Justiça anula liminar que permitia venda de celular não homologado pela Amazon

Decisão atende recurso da Anatel e vai contra entendimento de que cautelar estaria em desacordo com o Marco Civil da Internet, ou que a reguladora não teria competência para determinar medidas aos marketplaces.

Justiça anula liminar que permitia venda pela Amazon de celular não homologado

O presidente do Tribunal Regional Federal da 3ª Região (TRF3), Carlos Muta, suspendeu nesta segunda-feira, 30, a decisão liminar que liberava a Amazon de atender a cautelar da Agência Nacional de Telecomunicações (Anatel) que proibiu a venda de celular não homologado no Brasil. A medida atende a um recurso da autarquia. 

A partir das alegações apresentadas pela Anatel, a decisão rebate os principais pontos que levaram a 17ª Vara Federal Cível de São Paulo a conceder a liminar à Amazon em julho. Um deles seria a suposta violação do Marco Civil da Internet, e a ausência de competência da Anatel para impor determinadas ordens aos marketplaces (entenda cada um dos pontos abaixo):

A medida cautelar da Anatel foi emitida em 21 de junho deste ano, por meio de um Despacho Decisório (5.657/2024), após anos de tratativas para enfrentar o comércio irregular, que vem sendo implementadas desde 2018 por meio do Plano de Ação de Combate à Pirataria. Tendo a Amazon se recusado a assinar um Plano de Conformidade para regularização.

A agência deu um prazo de 25 dias para que as empresas tomassem medidas para remover anúncios de itens sem certificação, sob pena de multa diária de R$ 200 mil a R$ 6 milhões, ou ainda, em caso de descumprimento, outras sanções, incluindo a suspensão do acesso ao site da plataforma de vendas no país. 

Marco Civil da Internet

Ao conceder a liminar à Amazon, a 17ª Vara Federal Cível de SP entendeu que a decisão violaria o artigo 19 do Marco Civil da Internet, o qual prevê que “com o intuito de assegurar a liberdade de expressão e impedir a censura, o provedor de aplicações de internet somente poderá ser responsabilizado civilmente por danos decorrentes de conteúdo gerado por terceiros se, após ordem judicial específica, não tomar as providências para, no âmbito e nos limites técnicos do seu serviço e dentro do prazo assinalado, tornar indisponível o conteúdo apontado como infringente, ressalvadas as disposições legais em contrário”. 

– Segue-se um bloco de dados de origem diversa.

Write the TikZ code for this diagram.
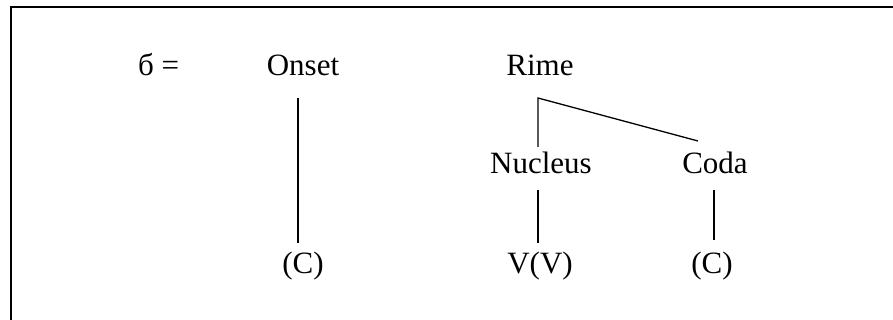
\documentclass[tikz,border=0pt]{standalone}
\usepackage{fontspec}
\setmainfont{Liberation Serif}
\begin{document}
\begin{tikzpicture}[x=1pt,y=-1pt,
  lbl/.style={anchor=base,inner sep=0pt,font=\fontsize{31}{37}\selectfont},
  branch/.style={line width=1.3pt},
  frame/.style={line width=2.3pt}]
\useasboundingbox (0,0) rectangle (893,320);
% open frame: left and top edges
\coordinate (fb) at (11,321);
\coordinate (fc) at (11,7);
\coordinate (fr) at (894,7);
\draw[frame] (fb) -- (fc) -- (fr);

% labels
\node[lbl,anchor=base west] (sigma) at (138,76) {б =};
\node[lbl] (onset) at (303,76) {Onset};
\node[lbl] (rime) at (540,76) {Rime};
\node[lbl] (nucleus) at (541,174) {Nucleus};
\node[lbl] (coda) at (715,174) {Coda};
\node[lbl] (c1) at (303,273) {(C)};
\node[lbl] (vv) at (540,273) {V(V)};
\node[lbl] (c2) at (712,273) {(C)};

% branch end points
\coordinate (onsetTop) at (298,98);
\coordinate (onsetBot) at (298,243);
\coordinate (rimeJ) at (538,98);
\coordinate (nucTop) at (538,147);
\coordinate (codaTop) at (698,141);
\coordinate (nucLo) at (538,190);
\coordinate (nucEnd) at (538,243);
\coordinate (codaLo) at (714,190);
\coordinate (codaEnd) at (714,240);

\draw[branch] (onsetTop) -- (onsetBot);
\draw[branch] (nucTop) -- (rimeJ) -- (codaTop);
\draw[branch] (nucLo) -- (nucEnd);
\draw[branch] (codaLo) -- (codaEnd);
\end{tikzpicture}
\end{document}
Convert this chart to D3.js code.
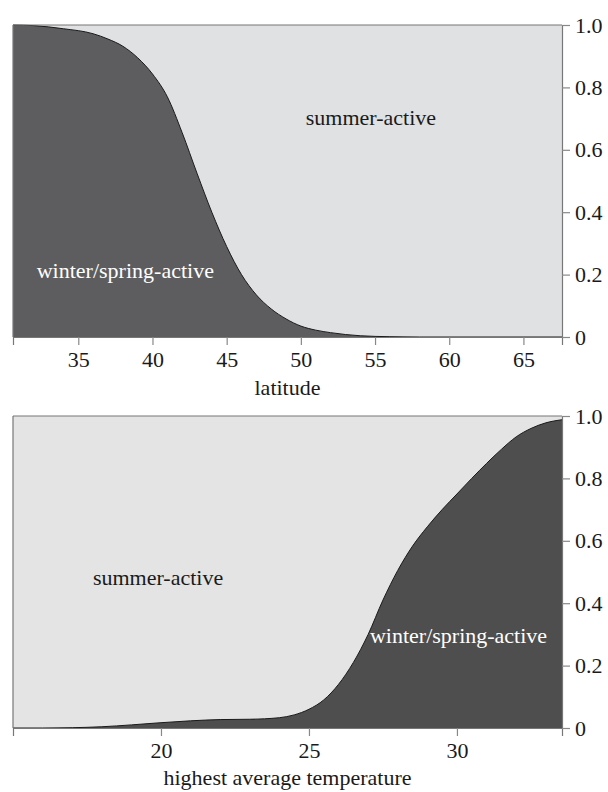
<!DOCTYPE html>
<html>
<head>
<meta charset="utf-8">
<script src="https://cdn.jsdelivr.net/npm/d3@7"></script>
<style>
  html, body { margin: 0; padding: 0; background: #fff; }
  svg { display: block; }
  svg text { font-family: "Liberation Serif", "Tinos", "Times New Roman", "DejaVu Serif", serif !important; }
</style>
</head>
<body>
<div id="chart"></div>
<script>
// Anteil winter/spring-aktiv vs. Breite bzw. höchster Durchschnittstemperatur

// Panel A: latitude
const latX = [30.6, 32, 34, 36, 37, 38, 39, 40, 41, 42, 43, 44, 45, 46, 47, 48, 49, 50, 51, 52, 53, 54, 55, 56, 58, 67.6];
const latWinter = [1.0, 0.998, 0.988, 0.972, 0.955, 0.932, 0.895, 0.843, 0.77, 0.655, 0.525, 0.4, 0.29, 0.2, 0.135, 0.09, 0.058, 0.035, 0.022, 0.014, 0.008, 0.004, 0.002, 0.001, 0, 0];
const latTicks = [35, 40, 45, 50, 55, 60, 65];

// Panel B: highest average temperature
const tempX = [15, 16, 17, 18, 19, 20, 21, 22, 23, 24, 24.5, 25, 25.5, 26, 26.5, 27, 27.5, 28, 28.5, 29, 29.5, 30, 30.5, 31, 31.5, 32, 32.5, 33, 33.55];
const tempWinter = [0, 0, 0.001, 0.004, 0.01, 0.017, 0.023, 0.027, 0.028, 0.033, 0.042, 0.06, 0.09, 0.14, 0.21, 0.3, 0.41, 0.505, 0.583, 0.645, 0.7, 0.75, 0.8, 0.848, 0.893, 0.933, 0.96, 0.978, 0.988];
const tempTicks = [20, 25, 30];

const yTicks = [0, 0.2, 0.4, 0.6, 0.8, 1.0];

const W = 608, H = 792;
const FONT = "Liberation Serif, Tinos, Times New Roman, DejaVu Serif, serif";

const svg = d3.select("#chart").append("svg").attr("width", W).attr("height", H)
  .attr("font-family", FONT);

function panel(opt){
  const { top, xs, ys, domain, ticks, title, titleY, cDark, cLight, labels } = opt;
  const left = 13, right = 562, h = 312;
  const x = d3.scaleLinear().domain(domain).range([left, right]);
  const y = d3.scaleLinear().domain([0, 1]).range([top + h, top]);
  const data = xs.map((v, i) => ({ x: v, y: ys[i] }));

  const g = svg.append("g");

  // light background (summer-active)
  g.append("rect").attr("x", left).attr("y", top).attr("width", right - left).attr("height", h)
    .attr("fill", cLight);

  // dark area (winter/spring-active)
  const area = d3.area().x(d => x(d.x)).y0(y(0)).y1(d => y(d.y)).curve(d3.curveMonotoneX);
  g.append("path").datum(data).attr("d", area).attr("fill", cDark);

  const line = d3.line().x(d => x(d.x)).y(d => y(d.y)).curve(d3.curveMonotoneX);
  g.append("path").datum(data).attr("d", line)
    .attr("fill", "none").attr("stroke", "#1a1a1a").attr("stroke-width", 1);

  // frame: top + left
  g.append("line").attr("x1", left).attr("x2", right).attr("y1", top).attr("y2", top)
    .attr("stroke", "#777").attr("stroke-width", 1.2);
  g.append("line").attr("x1", left).attr("x2", left).attr("y1", top).attr("y2", top + h)
    .attr("stroke", "#777").attr("stroke-width", 1.2);

  // bottom axis
  const ax = g.append("g").attr("transform", `translate(0,${top + h})`)
    .call(d3.axisBottom(x).tickValues(ticks).tickSize(8).tickPadding(6).tickFormat(d3.format("d")));
  ax.attr("font-family", FONT);
  ax.select(".domain").attr("stroke", "#777").attr("stroke-width", 1.2);
  ax.selectAll(".tick line").attr("stroke", "#888").attr("stroke-width", 1.2);
  ax.selectAll("text").attr("font-size", 22).attr("fill", "#1a1a1a");

  // right axis
  const ay = g.append("g").attr("transform", `translate(${right},0)`)
    .call(d3.axisRight(y).tickValues(yTicks).tickSize(8).tickPadding(5)
      .tickFormat(d => d === 0 ? "0" : d3.format(".1f")(d)));
  ay.attr("font-family", FONT);
  ay.select(".domain").attr("stroke", "#777").attr("stroke-width", 1.2);
  ay.selectAll(".tick line").attr("stroke", "#888").attr("stroke-width", 1.2);
  ay.selectAll("text").attr("font-size", 22).attr("fill", "#1a1a1a");

  // axis title
  g.append("text").attr("x", (left + right) / 2).attr("y", titleY)
    .attr("text-anchor", "middle").attr("font-size", 22).attr("fill", "#1a1a1a").text(title);

  labels.forEach(l => {
    g.append("text").attr("x", x(l.x)).attr("y", y(l.y))
      .attr("font-size", 22).attr("fill", l.color).text(l.text);
  });
}

panel({
  top: 25, xs: latX, ys: latWinter, domain: [30.6, 67.6], ticks: latTicks,
  title: "latitude", titleY: 395, cDark: "#5d5d5f", cLight: "#e0e1e3",
  labels: [
    { text: "summer-active", x: 50.33, y: 0.68, color: "#1a1a1a" },
    { text: "winter/spring-active", x: 32.2, y: 0.19, color: "#ffffff" }
  ]
});

panel({
  top: 416, xs: tempX, ys: tempWinter, domain: [15, 33.55], ticks: tempTicks,
  title: "highest average temperature", titleY: 785, cDark: "#4e4e4e", cLight: "#e4e4e4",
  labels: [
    { text: "summer-active", x: 17.7, y: 0.458, color: "#1a1a1a" },
    { text: "winter/spring-active", x: 27.06, y: 0.272, color: "#ffffff" }
  ]
});
</script>
</body>
</html>
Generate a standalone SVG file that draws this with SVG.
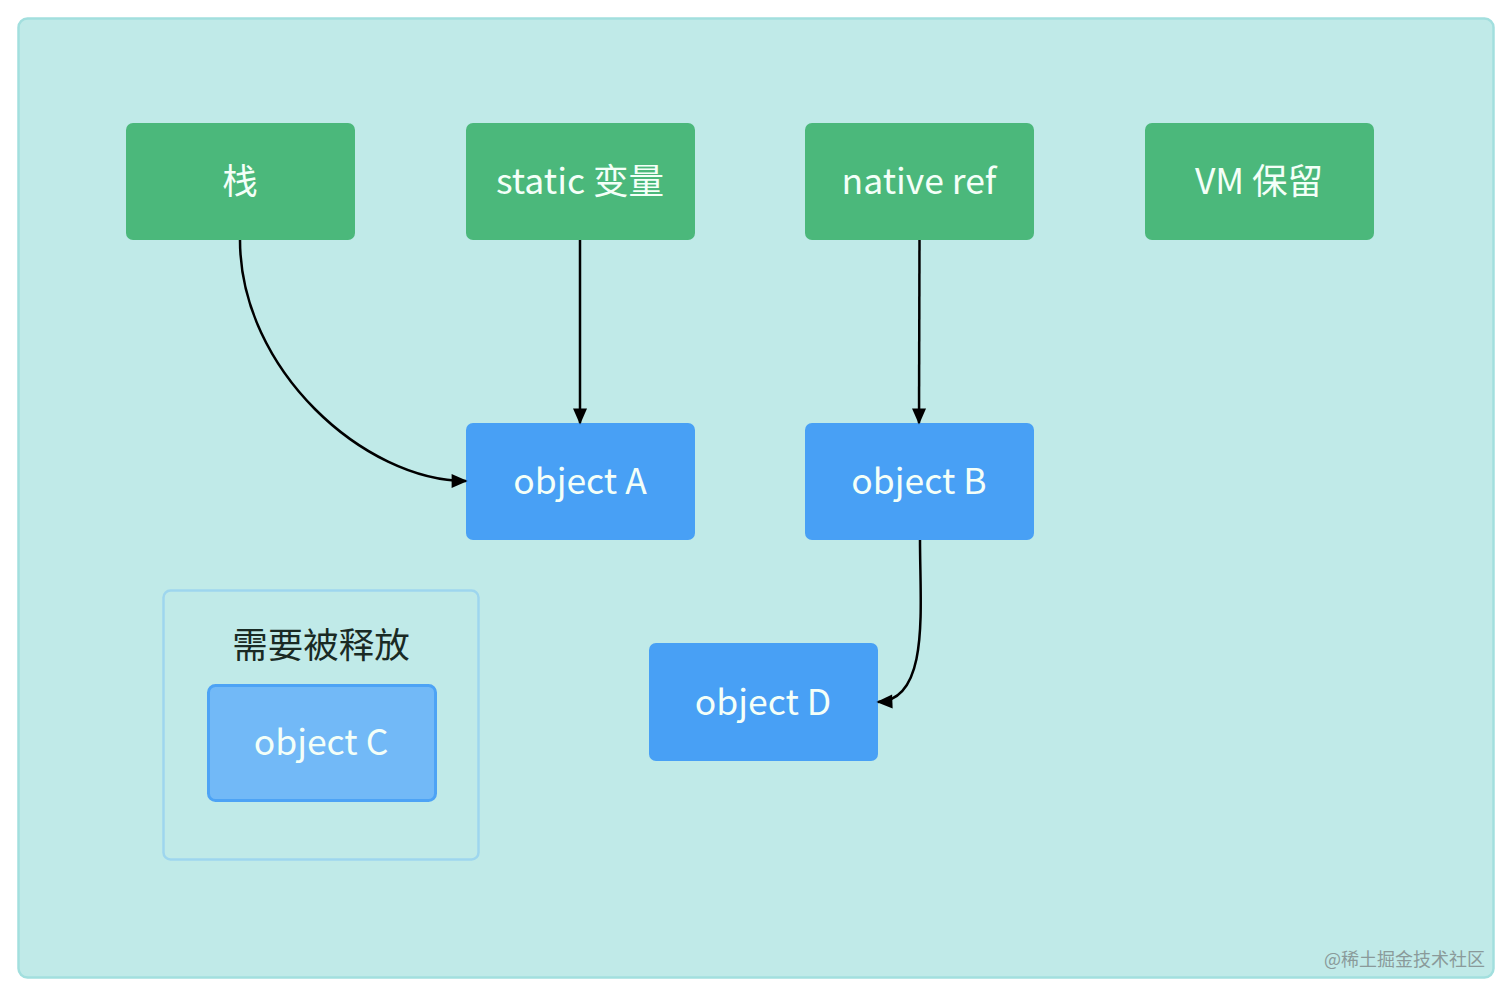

Na decisão proferida nesta segunda, o desembargador Carlos Muta afirma que “a discussão não reside em cerceamento da liberdade de expressão dos anunciantes (que não possuem, por óbvio, liberdade de expressão de anunciar produtos irregulares)”, além de que “não se trata, propriamente, de discussão acerca da responsabilidade civil das plataformas, mas de obrigatoriedade de conformidade a regramentos expedidos por agência reguladora“.  

A decisão citou precedentes do Superior Tribunal de Justiça (STJ), entre eles, um que vai no sentido de que um marketplace não é obrigado a retirar conteúdo que viola seu próprio termo de uso, ainda conforme o Marco Civil da Internet. Muta aponta que o caso em questão é diferente do que se aplica aos celulares não homologados, entre os pontos, pela retirada partir de denúncia de usuário pela plataforma, sem ordem judicial. 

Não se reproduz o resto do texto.